きょう、Forbes JAPANに、遺伝子でカップルの相性が分かるサービス 149ドルで始動という記事が出ました。「トロントに本社を置くスタートアップ企業「インスタント・ケミストリー(Instant Chemistry)」がつくった」サービスを取りあげたものです。

「カップルとしての相性は73.5%という喜ばしい結果」、相性が率で示されるのはユニークです。5年生存率のような読み方をすればよいのでしょうか。

「人は免疫系が異なる相手により惹かれること、また、人はこの違いを無意識に体臭から判別すること」を活用していて、「パートナーと自分の免疫系が違えば違うほど、お互いがより魅力的に映る」と考えるようです。「離婚ほぼ確定カップル」の記事で取りあげた、「相補性の原理」と対応します。

ですが、創業者のゴンザレスは、「最適な違いというのがあります。この最適な違いの範囲を出てしまうと、相性の良い相手とは言えません」とも言います。ふと、色の心理学(佐々木仁美監修、枻出版社)の「色と恋愛」というコラムで、DNAではぴったり一致しないのがうまく合うようになっているメカニズムの説明があったのを思い出しました。

「別の例としては、ドーパミンD4受容体が挙げられる。」とします。これとパーソナリティや人生選択とのからみについては、D4受容体と「脅威の小宇宙・人体Ⅲ」の記事でも取りあげました。

「ゴンザレスは最終的にはインスタント・ケミストリーを恋人紹介のサービスに進化させてようと計画している。」そうです。SINGLDOUTと「方向性の違いからパートナーシップを解消するに至った」後に、「ゴンザレスは事業の方向性を転換。」したのですが、あきらめきれなかったのか、似た方向にまた近づきたいようです。つい、「聞き分けのないゴンザレス」を思い出してしまいました。

「ミスマッチな相手との無駄な時間を省き、お互いを早く見つける手助けをするツールとしても」とも提案します。とても効率的、合理的だといえます。ですが、こういうことに効率第一なんてと、感情的な反発もあるでしょう。お年寄りが言いそうなだけでなく、若くして人生における後悔の価値を説く、6月23日付読売新聞朝刊の岩尾百花という人のような考え方もあります。あるいは、直感を裏切る数学 「思い込み」にだまされない数学的思考法(神永正博著、講談社)にある、四色定理の証明に「「コンピュータを使った」という点が数学者の嫌悪感を増幅させたのだと思います。」という感覚も近いでしょうか。

それで思い出したのが、はてな匿名ダイアリーにきょう出た記事、ミニマリスト内乱、勃発です。むだのない、クールですっきりした生き方を説いていた世界が、すっきりしないどろどろに熱くなっていることを整理しました。
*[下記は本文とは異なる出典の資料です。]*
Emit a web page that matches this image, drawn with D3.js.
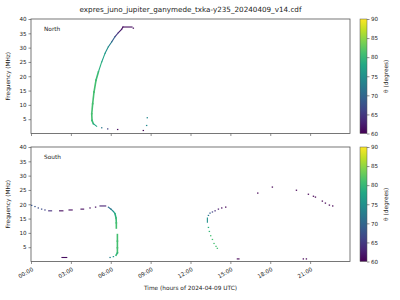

固有名詞がいちいち呼びかえてあって、少々読みにくいですが、どうしてもわからない人には、そもそも読む意味のない話題ですので、問題ありません。東スポWebにきょう出た記事、田中みな実 フジ「ニュースな晩餐会」打ち切り!低視聴率とBPO問題が致命傷に2回登場する「芸能界の実力者」のように、誰もがわかっていて、出すわけにはいかないと誰もがわかっている、まるで神聖四文字のような名前とは異なり、はるかにせまい世界のことにすぎません。